Capex Acceleration: S&P 500 ex-Financials 2026E Capex ~$1.65 Trillion, Mag 8 2026E Growth 82%.
Sentiment Enters Euphoric Territory; Target Upgrade Doesn't Mean Risk-Free Chasing
Citi's most cautious part focuses on sentiment and valuation.
The latest reading of the Levkovich Panic/Euphoria Index is 1.01, which has entered the Euphoria zone, whose threshold is 0.38. Historically, starting from similar levels, the median S&P 500 return over the next year is -8.6%, with only a 35% probability of being positive.

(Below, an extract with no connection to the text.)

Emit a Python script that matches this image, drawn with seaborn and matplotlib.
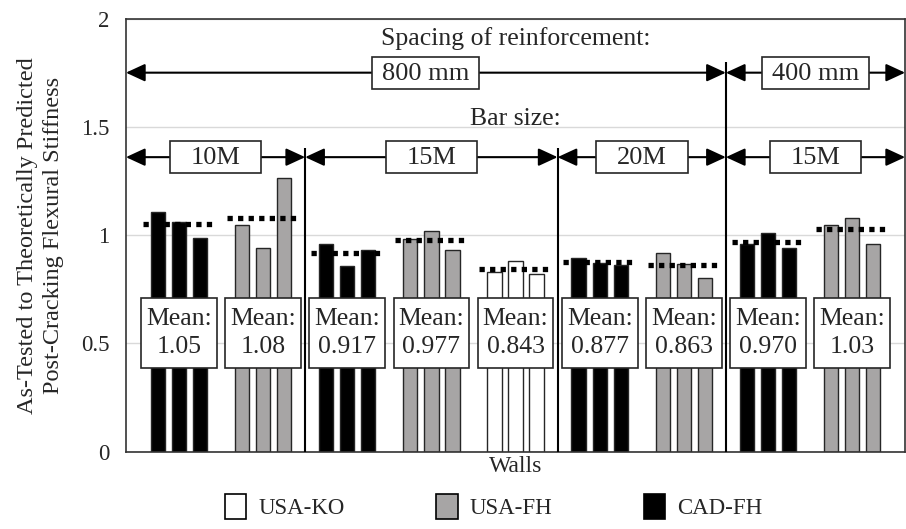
import matplotlib
matplotlib.use("Agg")
import matplotlib.pyplot as plt
import seaborn as sns
import pandas as pd
import numpy as np
from matplotlib.patches import Patch, Rectangle

# wall groups (left to right), each with three walls
group_types = ["CAD-FH", "USA-FH", "CAD-FH", "USA-FH", "USA-KO",
               "CAD-FH", "USA-FH", "CAD-FH", "USA-FH"]
wall_values = [
    [1.108, 1.061, 0.989],
    [1.046, 0.939, 1.263],
    [0.958, 0.858, 0.932],
    [0.980, 1.020, 0.930],
    [0.828, 0.882, 0.819],
    [0.895, 0.872, 0.864],
    [0.918, 0.868, 0.803],
    [0.960, 1.010, 0.940],
    [1.046, 1.077, 0.957],
]
mean_labels = ["1.05", "1.08", "0.917", "0.977", "0.843",
               "0.877", "0.863", "0.970", "1.03"]
bar_sizes = ["10M", "15M", "20M", "15M"]
bar_size_groups = [(0, 1), (2, 4), (5, 6), (7, 8)]
spacings = ["800 mm", "400 mm"]
spacing_groups = [(0, 6), (7, 8)]
legend_order = ["USA-KO", "USA-FH", "CAD-FH"]

palette = {"USA-KO": "white", "USA-FH": "#a7a5a5", "CAD-FH": "black"}

rows = []
for g, (kind, vals) in enumerate(zip(group_types, wall_values)):
    for i, v in enumerate(vals):
        rows.append({"pos": g + (i - 1) * 0.25, "value": v, "type": kind})
df = pd.DataFrame(rows)

sns.set_style("white")
plt.rcParams["font.family"] = ["Liberation Serif", "DejaVu Serif"]

fig = plt.figure(figsize=(9.06, 5.29), dpi=100)
ax = fig.add_axes([0.139, 0.146, 0.860, 0.819])
ax.set_axisbelow(True)
ax.yaxis.grid(True, color="#d9d9d9", lw=1)

sns.barplot(data=df, x="pos", y="value", hue="type", native_scale=True,
            dodge=False, palette=palette, width=0.68, errorbar=None,
            legend=False, edgecolor="#262626", linewidth=1, ax=ax)

xmin, xmax = -0.63, len(group_types) - 1 + 0.63
ax.set_xlim(xmin, xmax)
ax.set_ylim(0, 2)
ax.set_xticks([])
ax.set_yticks([0, 0.5, 1, 1.5, 2])
ax.set_yticklabels(["0", "0.5", "1", "1.5", "2"], fontsize=16.5)
ax.tick_params(axis="y", length=0, pad=12)
for s in ax.spines.values():
    s.set_color("#333333")
    s.set_linewidth(1.2)

# mean lines and boxes
for g, lab in enumerate(mean_labels):
    m = float(lab)
    ax.plot([g - 0.43, g + 0.40], [m, m], color="black", lw=3.8,
            linestyle=(0, (1, 1)), dash_capstyle="butt", zorder=4)
    ax.add_patch(Rectangle((g - 0.45, 0.387), 0.9, 0.323, facecolor="white",
                           edgecolor="#262626", lw=1.2, zorder=5))
    ax.text(g, 0.548, "Mean:\n" + lab, ha="center", va="center",
            fontsize=18.5, linespacing=1.4, zorder=6)

# dividers
for a, b in bar_size_groups[:-1]:
    top = 1.80 if b == spacing_groups[0][1] else 1.40
    ax.vlines(b + 0.5, 0, top, color="black", lw=1.5, zorder=3)


def dim_arrow(x0, x1, y, label, box_w):
    ax.annotate("", xy=(x1, y), xytext=(x0, y),
                arrowprops=dict(arrowstyle="<|-|>,head_length=0.65,head_width=0.3",
                                color="black", lw=1.5, shrinkA=0, shrinkB=0,
                                mutation_scale=18), zorder=3)
    c = (x0 + x1) / 2
    ax.add_patch(Rectangle((c - box_w / 2, y - 0.074), box_w, 0.148,
                           facecolor="white", edgecolor="#262626", lw=1.2, zorder=5))
    ax.text(c, y - 0.005, label, ha="center", va="center", fontsize=19, zorder=6)


edges = lambda a, b: (xmin if a == 0 else a - 0.5,
                      xmax if b == len(group_types) - 1 else b + 0.5)

for lab, (a, b) in zip(spacings, spacing_groups):
    x0, x1 = edges(a, b)
    dim_arrow(x0, x1, 1.75, lab, 1.27)
for lab, (a, b) in zip(bar_sizes, bar_size_groups):
    x0, x1 = edges(a, b)
    dim_arrow(x0, x1, 1.36, lab, 1.09)

ax.text((xmin + xmax) / 2, 1.91, "Spacing of reinforcement:", ha="center",
        va="center", fontsize=18.5)
ax.text((xmin + xmax) / 2, 1.535, "Bar size:", ha="center", va="center",
        fontsize=18.5)

ax.set_xlabel("Walls", fontsize=17, labelpad=3)
ax.set_ylabel("As-Tested to Theoretically Predicted\nPost-Cracking Flexural Stiffness",
              fontsize=17.5, labelpad=12, linespacing=1.3)

handles = [Patch(facecolor=palette[k], edgecolor="black", lw=1.2, label=k)
           for k in legend_order]
fig.legend(handles=handles, loc="center", bbox_to_anchor=(0.545, 0.043),
           ncol=3, frameon=False, fontsize=16.5, handlelength=0.92,
           handleheight=1.3, handletextpad=0.52, columnspacing=4.0)

fig.savefig("out.png", dpi=100)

These numbers make the 8,100 target seem less aggressive. Earnings and fund flows can explain why US stocks still have upside potential, but sentiment indicators suggest the market is already in a relatively crowded position. Foreign net buying of US stocks remains strong, with the past 12 months' proportion relative to S&P 1500 market cap near 30-year highs; equity fund flows for mutual funds and ETFs are also in their 10-year high territory this year. Capital is still flowing in, but the fuller the positions, the smaller the buffer for the market to absorb bad news.
Consumer resilience provides some macro support. Approximately 70% of US household debt is mortgage-related, much of it locked in at lower fixed rates, weakening the transmission of Fed rate hikes to household cash flows. Post-fiscal stimulus deleveraging also leaves household balance sheets relatively sound.
However, high valuations, euphoric sentiment, pressure for AI capex to deliver returns, and potential geopolitical supply shocks could still disrupt market performance in the second half. Citi raised its base target but refrained from further lifting the bull case ceiling. The core implication is clear: US stocks still have earnings support, but the first half's rally logic cannot be simply extrapolated. For investors, 8,100 looks more like a reasonable midpoint after earnings upgrades, while 8,300 serves as a reminder that the room for chasing highs has narrowed.

Levkovich Sentiment Indicator. Current reading 1.01, entering Euphoria, historically median forward 1-year return is -8.6%.